**STATED TASK:** Work out the number of lines in the listing that include the string "code". Reply with that number alone.
/---
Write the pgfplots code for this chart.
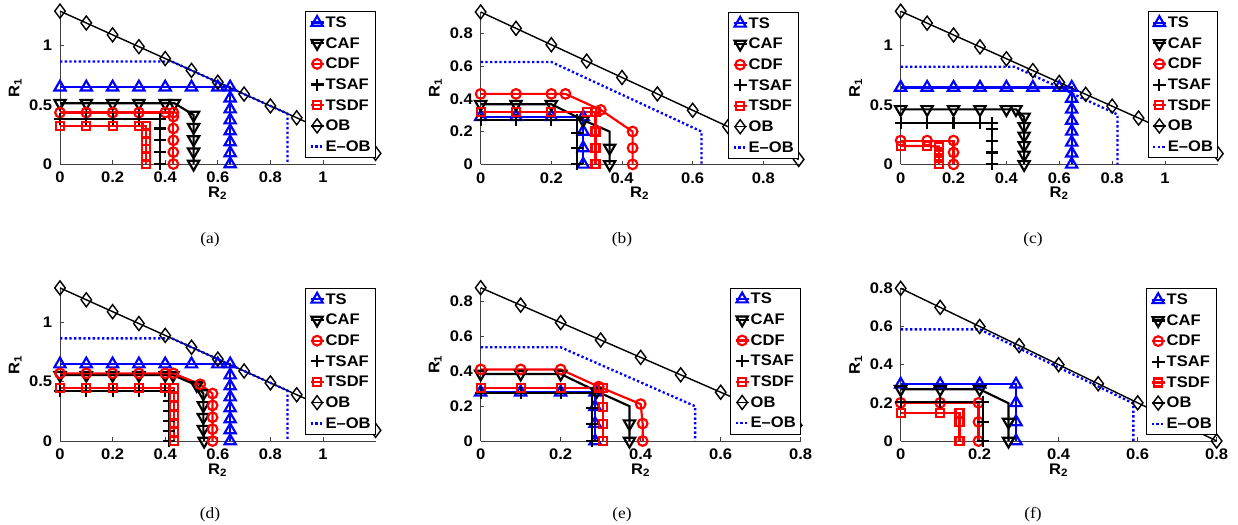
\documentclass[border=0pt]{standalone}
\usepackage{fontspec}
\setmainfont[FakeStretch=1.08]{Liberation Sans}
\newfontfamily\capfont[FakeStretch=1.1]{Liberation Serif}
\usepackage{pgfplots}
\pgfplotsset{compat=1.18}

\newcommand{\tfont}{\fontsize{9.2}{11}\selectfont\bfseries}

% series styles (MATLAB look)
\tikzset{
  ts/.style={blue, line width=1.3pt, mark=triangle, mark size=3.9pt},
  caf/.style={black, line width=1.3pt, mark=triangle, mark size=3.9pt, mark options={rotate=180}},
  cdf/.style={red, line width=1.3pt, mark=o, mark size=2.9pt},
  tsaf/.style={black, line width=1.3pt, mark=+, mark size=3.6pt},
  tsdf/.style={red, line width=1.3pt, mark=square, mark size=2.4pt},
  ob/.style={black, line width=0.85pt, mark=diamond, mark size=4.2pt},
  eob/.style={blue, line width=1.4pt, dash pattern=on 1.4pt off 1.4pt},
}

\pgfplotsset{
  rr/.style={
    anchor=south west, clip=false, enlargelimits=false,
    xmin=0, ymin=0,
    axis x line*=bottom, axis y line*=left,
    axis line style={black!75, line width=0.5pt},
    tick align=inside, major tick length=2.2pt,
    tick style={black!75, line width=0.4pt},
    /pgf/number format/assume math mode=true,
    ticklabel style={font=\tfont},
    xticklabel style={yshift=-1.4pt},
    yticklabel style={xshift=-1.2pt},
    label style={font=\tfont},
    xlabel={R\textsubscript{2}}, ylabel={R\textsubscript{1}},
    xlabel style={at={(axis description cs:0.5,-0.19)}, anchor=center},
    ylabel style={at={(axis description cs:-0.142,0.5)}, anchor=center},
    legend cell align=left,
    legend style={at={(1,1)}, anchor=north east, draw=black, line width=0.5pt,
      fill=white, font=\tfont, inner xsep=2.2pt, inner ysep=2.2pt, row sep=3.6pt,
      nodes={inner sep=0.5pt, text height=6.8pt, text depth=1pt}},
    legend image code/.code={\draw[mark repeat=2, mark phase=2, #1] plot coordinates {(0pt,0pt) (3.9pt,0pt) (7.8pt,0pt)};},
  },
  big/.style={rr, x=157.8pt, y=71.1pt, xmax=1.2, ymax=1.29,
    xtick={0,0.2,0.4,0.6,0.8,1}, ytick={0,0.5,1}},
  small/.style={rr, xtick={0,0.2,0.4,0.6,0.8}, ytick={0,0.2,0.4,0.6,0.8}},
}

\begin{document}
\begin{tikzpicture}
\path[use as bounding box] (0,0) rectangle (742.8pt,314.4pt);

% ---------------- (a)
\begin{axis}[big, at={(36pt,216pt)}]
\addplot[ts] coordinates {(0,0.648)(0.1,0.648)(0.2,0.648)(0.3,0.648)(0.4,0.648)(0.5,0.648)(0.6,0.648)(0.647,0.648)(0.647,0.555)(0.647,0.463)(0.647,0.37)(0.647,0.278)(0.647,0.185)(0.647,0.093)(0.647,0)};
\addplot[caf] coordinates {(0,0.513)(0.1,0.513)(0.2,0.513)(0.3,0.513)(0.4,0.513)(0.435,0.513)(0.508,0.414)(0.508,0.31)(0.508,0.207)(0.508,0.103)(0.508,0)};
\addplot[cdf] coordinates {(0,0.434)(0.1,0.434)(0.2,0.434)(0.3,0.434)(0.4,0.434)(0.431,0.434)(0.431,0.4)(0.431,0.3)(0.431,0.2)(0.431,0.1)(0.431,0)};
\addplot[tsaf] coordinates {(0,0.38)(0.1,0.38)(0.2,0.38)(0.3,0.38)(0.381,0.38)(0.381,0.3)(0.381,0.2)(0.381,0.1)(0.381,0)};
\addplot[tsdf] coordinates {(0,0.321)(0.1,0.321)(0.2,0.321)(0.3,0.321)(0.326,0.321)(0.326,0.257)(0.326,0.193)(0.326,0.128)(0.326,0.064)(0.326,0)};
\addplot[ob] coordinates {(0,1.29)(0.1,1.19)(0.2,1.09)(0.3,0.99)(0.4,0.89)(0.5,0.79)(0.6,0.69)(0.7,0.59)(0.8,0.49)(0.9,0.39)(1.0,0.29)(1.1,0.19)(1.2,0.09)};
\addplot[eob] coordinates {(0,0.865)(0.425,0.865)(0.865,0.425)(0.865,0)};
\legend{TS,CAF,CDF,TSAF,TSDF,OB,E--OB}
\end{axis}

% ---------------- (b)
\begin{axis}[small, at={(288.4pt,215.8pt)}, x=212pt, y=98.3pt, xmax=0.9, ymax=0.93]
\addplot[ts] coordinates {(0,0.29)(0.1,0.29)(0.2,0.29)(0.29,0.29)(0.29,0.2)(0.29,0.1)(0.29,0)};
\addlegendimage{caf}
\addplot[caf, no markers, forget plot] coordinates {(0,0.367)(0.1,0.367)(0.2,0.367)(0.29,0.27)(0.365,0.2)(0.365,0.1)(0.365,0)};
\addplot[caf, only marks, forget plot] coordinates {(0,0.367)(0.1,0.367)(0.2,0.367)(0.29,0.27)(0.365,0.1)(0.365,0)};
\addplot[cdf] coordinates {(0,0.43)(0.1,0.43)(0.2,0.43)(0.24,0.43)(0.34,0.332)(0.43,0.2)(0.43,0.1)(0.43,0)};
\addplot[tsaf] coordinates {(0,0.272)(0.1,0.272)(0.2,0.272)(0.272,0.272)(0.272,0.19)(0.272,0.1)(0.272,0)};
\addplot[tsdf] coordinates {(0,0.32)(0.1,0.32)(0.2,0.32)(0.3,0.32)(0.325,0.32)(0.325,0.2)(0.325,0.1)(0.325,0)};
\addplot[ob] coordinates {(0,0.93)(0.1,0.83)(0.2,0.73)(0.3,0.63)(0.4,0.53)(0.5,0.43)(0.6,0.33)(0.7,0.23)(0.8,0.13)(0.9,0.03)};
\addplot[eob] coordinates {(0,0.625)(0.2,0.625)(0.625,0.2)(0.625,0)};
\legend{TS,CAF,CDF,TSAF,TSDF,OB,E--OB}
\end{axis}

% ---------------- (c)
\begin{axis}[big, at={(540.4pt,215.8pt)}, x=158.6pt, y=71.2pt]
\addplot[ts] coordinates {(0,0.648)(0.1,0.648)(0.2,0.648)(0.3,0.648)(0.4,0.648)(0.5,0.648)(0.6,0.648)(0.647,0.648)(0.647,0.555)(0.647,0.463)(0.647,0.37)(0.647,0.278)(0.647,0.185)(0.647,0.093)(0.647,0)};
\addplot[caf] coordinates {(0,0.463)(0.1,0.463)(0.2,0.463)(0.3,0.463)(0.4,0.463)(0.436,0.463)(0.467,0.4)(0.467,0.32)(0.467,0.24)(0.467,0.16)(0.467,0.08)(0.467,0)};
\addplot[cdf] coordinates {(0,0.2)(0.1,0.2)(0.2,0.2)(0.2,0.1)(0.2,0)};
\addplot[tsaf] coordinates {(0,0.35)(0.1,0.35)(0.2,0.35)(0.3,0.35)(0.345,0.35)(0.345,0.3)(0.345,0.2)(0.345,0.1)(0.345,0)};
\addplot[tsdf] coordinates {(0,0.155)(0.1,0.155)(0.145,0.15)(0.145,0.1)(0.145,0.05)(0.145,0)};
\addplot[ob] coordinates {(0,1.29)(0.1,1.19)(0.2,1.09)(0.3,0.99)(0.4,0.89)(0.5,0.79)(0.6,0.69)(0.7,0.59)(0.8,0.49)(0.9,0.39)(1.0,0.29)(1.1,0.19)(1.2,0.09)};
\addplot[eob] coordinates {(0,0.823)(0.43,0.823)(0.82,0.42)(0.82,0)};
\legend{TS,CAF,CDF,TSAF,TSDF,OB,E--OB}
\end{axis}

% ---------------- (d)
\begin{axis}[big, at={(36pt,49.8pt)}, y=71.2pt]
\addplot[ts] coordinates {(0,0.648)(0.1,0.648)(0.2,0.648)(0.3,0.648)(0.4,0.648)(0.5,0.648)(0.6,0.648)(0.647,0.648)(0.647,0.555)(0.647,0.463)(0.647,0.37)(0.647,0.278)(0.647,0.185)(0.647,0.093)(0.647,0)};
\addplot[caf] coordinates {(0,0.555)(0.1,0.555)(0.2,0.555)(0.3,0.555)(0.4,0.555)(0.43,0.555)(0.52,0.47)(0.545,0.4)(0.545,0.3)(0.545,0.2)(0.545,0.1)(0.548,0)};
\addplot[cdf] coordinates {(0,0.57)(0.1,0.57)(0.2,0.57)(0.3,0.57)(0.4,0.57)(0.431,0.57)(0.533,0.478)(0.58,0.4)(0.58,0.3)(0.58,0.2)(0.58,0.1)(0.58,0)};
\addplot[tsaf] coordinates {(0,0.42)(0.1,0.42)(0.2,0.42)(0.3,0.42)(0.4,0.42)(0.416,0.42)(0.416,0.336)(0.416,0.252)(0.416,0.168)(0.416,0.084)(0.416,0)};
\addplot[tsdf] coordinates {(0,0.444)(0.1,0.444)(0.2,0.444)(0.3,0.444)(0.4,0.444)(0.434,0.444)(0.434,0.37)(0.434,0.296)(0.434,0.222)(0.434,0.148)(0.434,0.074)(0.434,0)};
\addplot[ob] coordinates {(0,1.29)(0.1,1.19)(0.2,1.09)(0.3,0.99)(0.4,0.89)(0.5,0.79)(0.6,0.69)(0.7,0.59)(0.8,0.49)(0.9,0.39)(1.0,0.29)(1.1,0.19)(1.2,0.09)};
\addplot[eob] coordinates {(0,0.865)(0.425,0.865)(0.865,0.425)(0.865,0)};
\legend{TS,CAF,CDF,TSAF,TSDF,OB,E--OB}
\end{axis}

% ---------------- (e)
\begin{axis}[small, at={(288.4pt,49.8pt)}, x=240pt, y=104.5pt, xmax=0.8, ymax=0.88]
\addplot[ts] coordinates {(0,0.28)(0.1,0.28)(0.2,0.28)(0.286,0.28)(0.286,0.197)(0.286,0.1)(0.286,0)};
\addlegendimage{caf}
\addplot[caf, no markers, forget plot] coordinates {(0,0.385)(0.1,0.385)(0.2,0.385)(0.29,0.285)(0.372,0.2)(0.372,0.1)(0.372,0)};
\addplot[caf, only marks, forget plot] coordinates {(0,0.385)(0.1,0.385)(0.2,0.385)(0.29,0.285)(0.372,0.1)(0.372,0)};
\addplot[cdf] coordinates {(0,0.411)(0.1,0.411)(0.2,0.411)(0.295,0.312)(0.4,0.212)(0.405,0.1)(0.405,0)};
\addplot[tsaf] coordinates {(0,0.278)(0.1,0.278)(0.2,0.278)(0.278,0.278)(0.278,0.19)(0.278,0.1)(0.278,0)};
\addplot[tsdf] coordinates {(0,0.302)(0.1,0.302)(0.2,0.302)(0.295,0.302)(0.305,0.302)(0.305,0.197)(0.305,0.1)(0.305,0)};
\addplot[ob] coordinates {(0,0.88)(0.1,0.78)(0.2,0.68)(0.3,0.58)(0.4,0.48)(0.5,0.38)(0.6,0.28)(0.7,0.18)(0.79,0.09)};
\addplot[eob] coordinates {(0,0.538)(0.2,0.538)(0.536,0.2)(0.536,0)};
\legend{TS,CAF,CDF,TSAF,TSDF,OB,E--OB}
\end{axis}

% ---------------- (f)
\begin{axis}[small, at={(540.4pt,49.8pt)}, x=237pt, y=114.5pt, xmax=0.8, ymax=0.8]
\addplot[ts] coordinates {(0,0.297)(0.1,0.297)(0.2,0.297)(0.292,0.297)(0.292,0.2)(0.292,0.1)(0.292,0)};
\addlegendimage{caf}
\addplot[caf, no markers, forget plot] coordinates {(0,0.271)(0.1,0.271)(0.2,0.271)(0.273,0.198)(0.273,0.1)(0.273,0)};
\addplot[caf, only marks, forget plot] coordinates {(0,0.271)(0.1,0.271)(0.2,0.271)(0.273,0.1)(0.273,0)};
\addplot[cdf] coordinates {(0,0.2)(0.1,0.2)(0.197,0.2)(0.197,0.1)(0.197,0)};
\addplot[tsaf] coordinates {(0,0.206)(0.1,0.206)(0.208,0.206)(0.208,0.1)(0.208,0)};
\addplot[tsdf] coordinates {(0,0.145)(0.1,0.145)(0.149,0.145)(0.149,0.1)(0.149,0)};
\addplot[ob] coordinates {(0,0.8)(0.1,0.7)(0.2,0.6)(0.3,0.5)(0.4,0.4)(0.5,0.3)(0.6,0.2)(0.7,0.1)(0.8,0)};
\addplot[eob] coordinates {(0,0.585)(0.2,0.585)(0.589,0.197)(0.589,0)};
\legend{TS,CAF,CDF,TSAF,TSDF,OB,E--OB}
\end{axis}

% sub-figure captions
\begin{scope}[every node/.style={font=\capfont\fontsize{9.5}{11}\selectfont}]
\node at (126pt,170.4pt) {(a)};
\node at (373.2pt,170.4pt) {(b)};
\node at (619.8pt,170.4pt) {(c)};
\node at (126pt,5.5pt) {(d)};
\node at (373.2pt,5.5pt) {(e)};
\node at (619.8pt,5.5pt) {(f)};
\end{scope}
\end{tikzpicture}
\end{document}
\---
**OUTPUT FOR THIS EXERCISE:** 2